The Lancashire Constabulary PR team field calls from the media every
five to ten minutes
Jubilee Line Extension Project
In March 1998, the Docklands will join the London Underground network
accompanied by all the fanfare that its 14-strong PR team can muster.
The Jubilee Extension Line PR office has been up and running in one form
or another since November 1989. Dual teams of Parlia-mentary liaison and
PR officers talked through objections, and queries from interested
parties. In 1992, when the Royal Assent was given, the Parliamentary
team was wound down, and the PR team expanded to its current level of 14
staff, under the leadership of Richard Humphries.
The team operates on an annual pounds 1 million budget, which includes a
media department headed by Jan Critchley. A dedicated video officer Ed
Cooper and photography officer Gabrielle Owtram produce VNRs, videos and
shots, which might otherwise prove tricky for the media to obtain.
But what becomes of the PR complement when the last drill has broken
through to Canary Wharf? According to Critchley, the main building works
are scheduled for completion by the middle of next year, but the PR
department will see the project through to the grand opening in 1998.
With more than 3,000 police officers plus 1,880 civilian staff, the
Lancashire Constabulary is the eighth largest police force in the UK.
The fact that its communications are handled by a staff of three is all
the more impressive.
Located at force headquarters in Preston under the community affairs
department, Lancashire’s PR team is headed by Peter Lovett-Horn with
support from assistant officers Caroline Emberton and Roger Blaxall.
Lovett-Horn reports to superintendent David Jones.
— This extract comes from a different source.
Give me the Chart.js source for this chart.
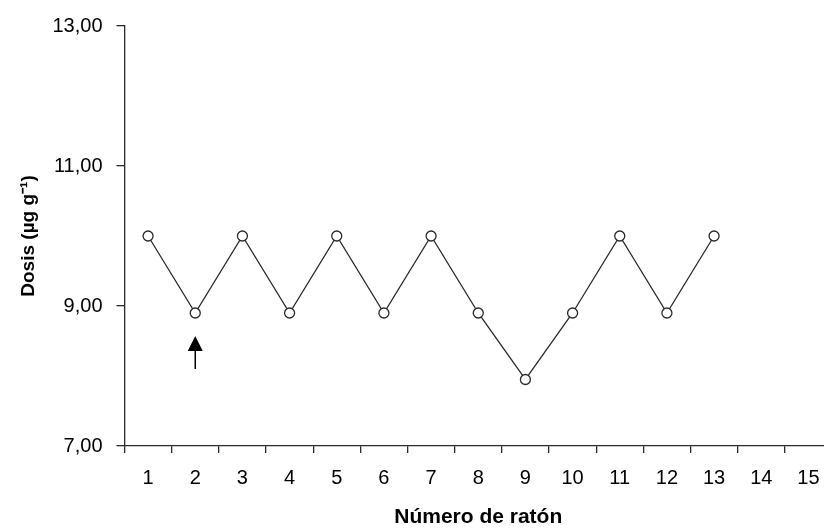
<!DOCTYPE html>
<html>
<head>
<meta charset="utf-8">
<script src="https://cdn.jsdelivr.net/npm/chart.js@4/dist/chart.umd.min.js"></script>
<style>
  html, body { margin: 0; padding: 0; background: #fff; overflow: hidden; }
  #wrap { width: 840px; height: 531px; position: relative; }
</style>
</head>
<body>
<div id="wrap"><canvas id="c"></canvas></div>
<script>
// Mouse number (x categories) and dose values
const labels = ['1', '2', '3', '4', '5', '6', '7', '8', '9', '10', '11', '12', '13', '14', '15'];
const dosis = [10, 8.9, 10, 8.9, 10, 8.9, 10, 8.9, 7.95, 8.9, 10, 8.9, 10];
const yTicks = [7, 9, 11, 13];

// Arrow under mouse 2 (category, bottom value, tip value)
const arrowCat = '2';
const arrowFrom = 8.1;
const arrowTo = 8.57;

const FONT = '"Liberation Sans", Arial, sans-serif';
const INK = '#2a2a2a';

const arrowPlugin = {
  id: 'arrow',
  afterDatasetsDraw(chart) {
    const { ctx, scales } = chart;
    const x = scales.x.getPixelForValue(labels.indexOf(arrowCat));
    const yTip = scales.y.getPixelForValue(arrowTo);
    const yEnd = scales.y.getPixelForValue(arrowFrom);
    ctx.save();
    ctx.strokeStyle = '#000';
    ctx.fillStyle = '#000';
    ctx.lineWidth = 1.5;
    ctx.beginPath();
    ctx.moveTo(x, yTip + 12);
    ctx.lineTo(x, yEnd);
    ctx.stroke();
    ctx.beginPath();
    ctx.moveTo(x, yTip);
    ctx.lineTo(x - 7.5, yTip + 15);
    ctx.lineTo(x + 7.5, yTip + 15);
    ctx.closePath();
    ctx.fill();
    ctx.restore();
  }
};

new Chart(document.getElementById('c'), {
  type: 'line',
  data: {
    labels,
    datasets: [{
      data: dosis,
      borderColor: INK,
      borderWidth: 1.3,
      backgroundColor: '#fff',
      pointBackgroundColor: '#fff',
      pointBorderColor: INK,
      pointBorderWidth: 1.3,
      pointRadius: 5,
      tension: 0,
      fill: false,
    }]
  },
  options: {
    responsive: true,
    maintainAspectRatio: false,
    animation: false,
    events: [],
    layout: { padding: { top: 21, right: 8, left: 0, bottom: 0 } },
    plugins: { legend: { display: false }, tooltip: { enabled: false } },
    scales: {
      x: {
        type: 'category',
        offset: true,
        border: { color: INK, width: 1.3 },
        grid: { offset: true, drawOnChartArea: false, drawTicks: true, tickLength: 7, color: INK, lineWidth: 1.3 },
        ticks: { color: '#000', font: { family: FONT, size: 20 }, padding: 13, maxRotation: 0, autoSkip: false },
        title: { display: true, text: 'Número de ratón', color: '#000', font: { family: FONT, size: 21, weight: 'bold' }, padding: { top: 8, bottom: 1 } },
        afterFit(s) { s.height = 85; }
      },
      y: {
        min: 7,
        max: 13,
        afterBuildTicks(s) { s.ticks = yTicks.map(v => ({ value: v })); },
        border: { color: INK, width: 1.3 },
        grid: { drawOnChartArea: false, drawTicks: true, tickLength: 8, color: INK, lineWidth: 1.3 },
        ticks: {
          color: '#000',
          font: { family: FONT, size: 20 },
          padding: 14,
          callback: v => v.toFixed(2).replace('.', ',')
        },
        title: { display: true, text: 'Dosis (µg g⁻¹)', color: '#000', font: { family: FONT, size: 19, weight: 'bold' }, padding: { top: 17, bottom: 0 } },
        afterFit(s) { s.width = 124.5; }
      }
    }
  },
  plugins: [arrowPlugin]
});
</script>
</body>
</html>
All three PR officers handle media enquiries on a variety of
constabulary issues. These inevitably include criminal matters, but also
local community projects and special events. In addition, the community
affairs department manages publicity for Pauline Clare, the only female
chief constable in Britain, who was appointed to Lancashire’s top post
Blaxall reckons that the press team receives calls from the media every
five to ten minutes. Most come from county newspapers and the regional
press in nearby Manchester, although national publications and news
agencies are also kept up to date with the latest developments.
A six-month internal review of the workings of the Lancashire
Constabulary is due out this month. This could lead to the press team
becoming a separate department in its own right reporting directly to
Pauline Clare or an assistant chief constable.